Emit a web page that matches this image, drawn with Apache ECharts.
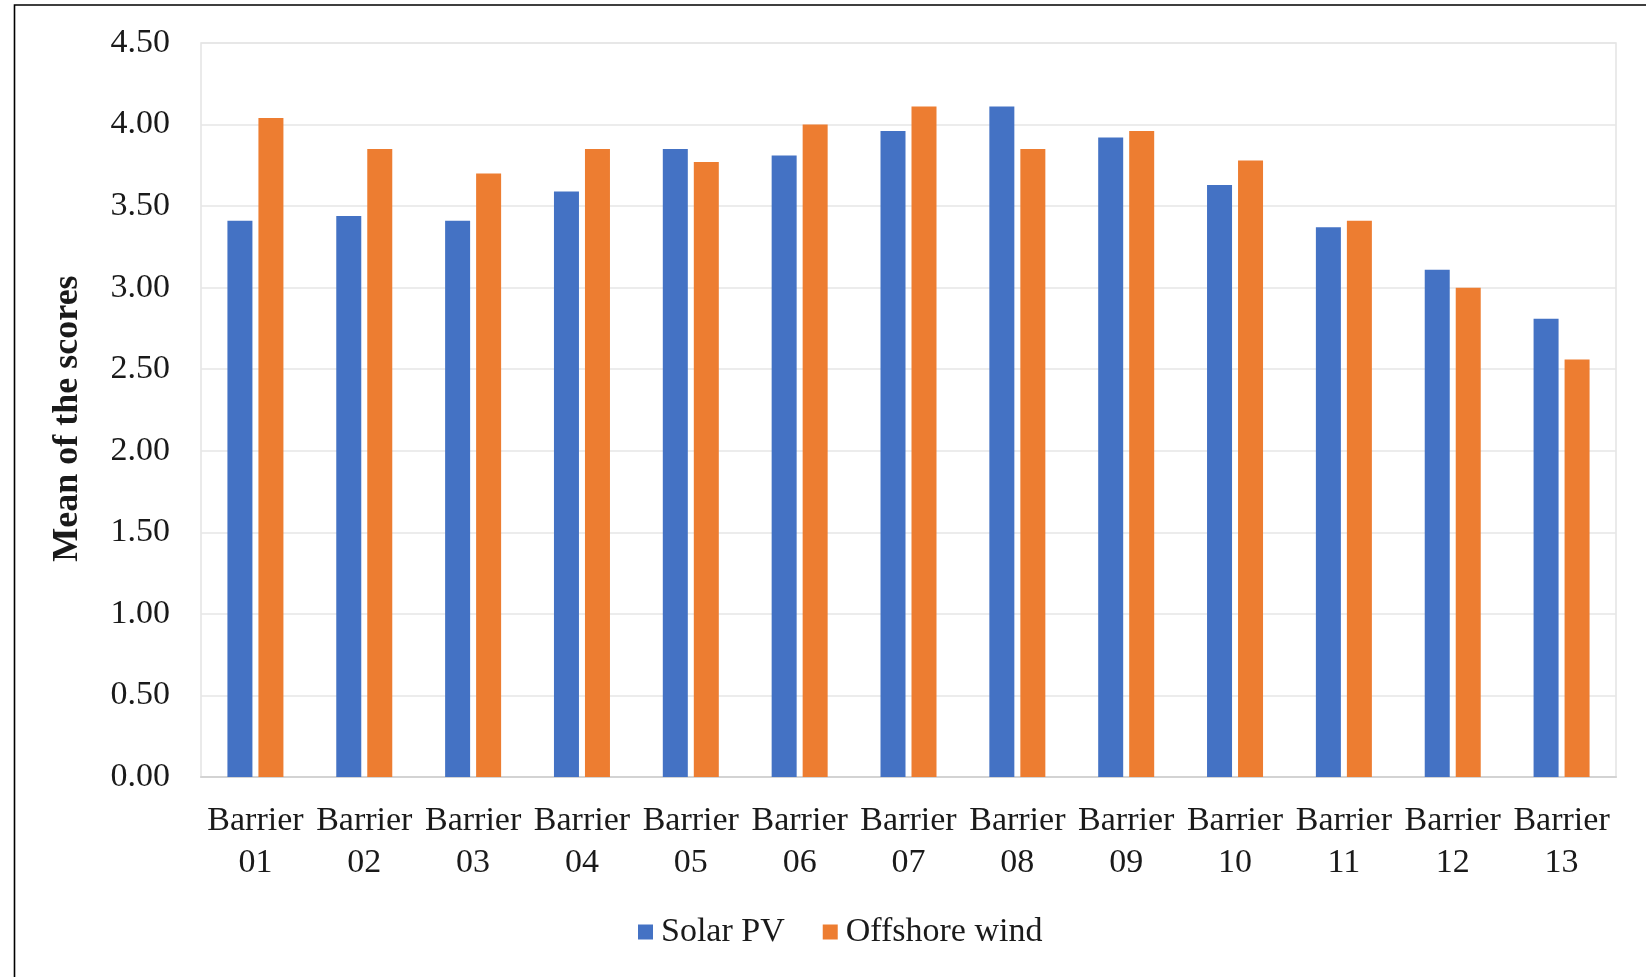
<!DOCTYPE html>
<html>
<head>
<meta charset="utf-8">
<title>Mean of the scores by barrier</title>
<script src="https://cdn.jsdelivr.net/npm/echarts@6/dist/echarts.min.js"></script>
<style>
  html, body { margin: 0; padding: 0; background: #ffffff; }
  #chart { width: 1646px; height: 977px; }
</style>
</head>
<body>
<div id="chart"></div>
<script>
// Barrier categories (two-line axis labels)
const categories = [
  'Barrier\n01', 'Barrier\n02', 'Barrier\n03', 'Barrier\n04', 'Barrier\n05',
  'Barrier\n06', 'Barrier\n07', 'Barrier\n08', 'Barrier\n09', 'Barrier\n10',
  'Barrier\n11', 'Barrier\n12', 'Barrier\n13'
];

// Mean score per barrier for each technology
const solarPV = [3.41, 3.44, 3.41, 3.59, 3.85, 3.81, 3.96, 4.11, 3.92, 3.63, 3.37, 3.11, 2.81];
const offshoreWind = [4.04, 3.85, 3.70, 3.85, 3.77, 4.00, 4.11, 3.85, 3.96, 3.78, 3.41, 3.00, 2.56];

// Value axis range
const yMin = 0;
const yMax = 4.5;
const yStep = 0.5;

const serif = '"Liberation Serif", "Times New Roman", serif';

const chart = echarts.init(document.getElementById('chart'), null, { renderer: 'canvas' });

chart.setOption({
  animation: false,
  backgroundColor: '#ffffff',
  textStyle: { fontFamily: serif },
  graphic: [
    {
      // outer frame of the figure
      type: 'rect',
      shape: { x: 14.5, y: 5, width: 1700, height: 1100 },
      style: { fill: 'none', stroke: '#000000', lineWidth: 1.6 },
      silent: true
    }
  ],
  grid: {
    left: 201,
    right: 30,
    top: 43,
    bottom: 200,
    show: true,
    borderColor: '#e3e3e3',
    borderWidth: 1.5,
    containLabel: false
  },
  legend: {
    left: 633,
    top: 910,
    itemWidth: 15,
    itemHeight: 15,
    itemGap: 38,
    icon: 'rect',
    textStyle: {
      fontFamily: serif,
      fontSize: 34,
      color: '#1a1a1a',
      padding: [0, 0, 0, 3]
    },
    data: ['Solar PV', 'Offshore wind']
  },
  xAxis: {
    type: 'category',
    data: categories,
    axisTick: { show: false },
    axisLine: { show: true, lineStyle: { color: '#d3d3d3', width: 2 } },
    axisLabel: {
      interval: 0,
      margin: 23,
      fontFamily: serif,
      fontSize: 34,
      lineHeight: 42,
      color: '#1a1a1a'
    },
    splitLine: { show: false }
  },
  yAxis: {
    type: 'value',
    min: yMin,
    max: yMax,
    interval: yStep,
    name: 'Mean of the scores',
    nameLocation: 'middle',
    nameGap: 115,
    nameRotate: 90,
    nameTextStyle: {
      fontFamily: serif,
      fontSize: 36,
      fontWeight: 'bold',
      color: '#1a1a1a',
      padding: [0, 17, 0, 0]
    },
    axisLine: { show: false },
    axisTick: { show: false },
    axisLabel: {
      margin: 31,
      fontFamily: serif,
      fontSize: 34,
      color: '#1a1a1a',
      formatter: v => v.toFixed(2)
    },
    splitLine: { show: true, lineStyle: { color: '#e6e6e6', width: 1.5 } }
  },
  series: [
    {
      name: 'Solar PV',
      type: 'bar',
      data: solarPV,
      barWidth: 25,
      barGap: '24%',
      itemStyle: { color: '#4472C4' }
    },
    {
      name: 'Offshore wind',
      type: 'bar',
      data: offshoreWind,
      barWidth: 25,
      barGap: '24%',
      itemStyle: { color: '#ED7D31' }
    }
  ]
});
</script>
</body>
</html>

_ _ _ _

WORK REQUIRED: Repeat the lines above exactly, and keep every picture out.

EXERCISE SOLUTION:
Emit a web page that matches this image, drawn with Apache ECharts.
<!DOCTYPE html>
<html>
<head>
<meta charset="utf-8">
<title>Mean of the scores by barrier</title>
<script src="https://cdn.jsdelivr.net/npm/echarts@6/dist/echarts.min.js"></script>
<style>
  html, body { margin: 0; padding: 0; background: #ffffff; }
  #chart { width: 1646px; height: 977px; }
</style>
</head>
<body>
<div id="chart"></div>
<script>
// Barrier categories (two-line axis labels)
const categories = [
  'Barrier\n01', 'Barrier\n02', 'Barrier\n03', 'Barrier\n04', 'Barrier\n05',
  'Barrier\n06', 'Barrier\n07', 'Barrier\n08', 'Barrier\n09', 'Barrier\n10',
  'Barrier\n11', 'Barrier\n12', 'Barrier\n13'
];

// Mean score per barrier for each technology
const solarPV = [3.41, 3.44, 3.41, 3.59, 3.85, 3.81, 3.96, 4.11, 3.92, 3.63, 3.37, 3.11, 2.81];
const offshoreWind = [4.04, 3.85, 3.70, 3.85, 3.77, 4.00, 4.11, 3.85, 3.96, 3.78, 3.41, 3.00, 2.56];

// Value axis range
const yMin = 0;
const yMax = 4.5;
const yStep = 0.5;

const serif = '"Liberation Serif", "Times New Roman", serif';

const chart = echarts.init(document.getElementById('chart'), null, { renderer: 'canvas' });

chart.setOption({
  animation: false,
  backgroundColor: '#ffffff',
  textStyle: { fontFamily: serif },
  graphic: [
    {
      // outer frame of the figure
      type: 'rect',
      shape: { x: 14.5, y: 5, width: 1700, height: 1100 },
      style: { fill: 'none', stroke: '#000000', lineWidth: 1.6 },
      silent: true
    }
  ],
  grid: {
    left: 201,
    right: 30,
    top: 43,
    bottom: 200,
    show: true,
    borderColor: '#e3e3e3',
    borderWidth: 1.5,
    containLabel: false
  },
  legend: {
    left: 633,
    top: 910,
    itemWidth: 15,
    itemHeight: 15,
    itemGap: 38,
    icon: 'rect',
    textStyle: {
      fontFamily: serif,
      fontSize: 34,
      color: '#1a1a1a',
      padding: [0, 0, 0, 3]
    },
    data: ['Solar PV', 'Offshore wind']
  },
  xAxis: {
    type: 'category',
    data: categories,
    axisTick: { show: false },
    axisLine: { show: true, lineStyle: { color: '#d3d3d3', width: 2 } },
    axisLabel: {
      interval: 0,
      margin: 23,
      fontFamily: serif,
      fontSize: 34,
      lineHeight: 42,
      color: '#1a1a1a'
    },
    splitLine: { show: false }
  },
  yAxis: {
    type: 'value',
    min: yMin,
    max: yMax,
    interval: yStep,
    name: 'Mean of the scores',
    nameLocation: 'middle',
    nameGap: 115,
    nameRotate: 90,
    nameTextStyle: {
      fontFamily: serif,
      fontSize: 36,
      fontWeight: 'bold',
      color: '#1a1a1a',
      padding: [0, 17, 0, 0]
    },
    axisLine: { show: false },
    axisTick: { show: false },
    axisLabel: {
      margin: 31,
      fontFamily: serif,
      fontSize: 34,
      color: '#1a1a1a',
      formatter: v => v.toFixed(2)
    },
    splitLine: { show: true, lineStyle: { color: '#e6e6e6', width: 1.5 } }
  },
  series: [
    {
      name: 'Solar PV',
      type: 'bar',
      data: solarPV,
      barWidth: 25,
      barGap: '24%',
      itemStyle: { color: '#4472C4' }
    },
    {
      name: 'Offshore wind',
      type: 'bar',
      data: offshoreWind,
      barWidth: 25,
      barGap: '24%',
      itemStyle: { color: '#ED7D31' }
    }
  ]
});
</script>
</body>
</html>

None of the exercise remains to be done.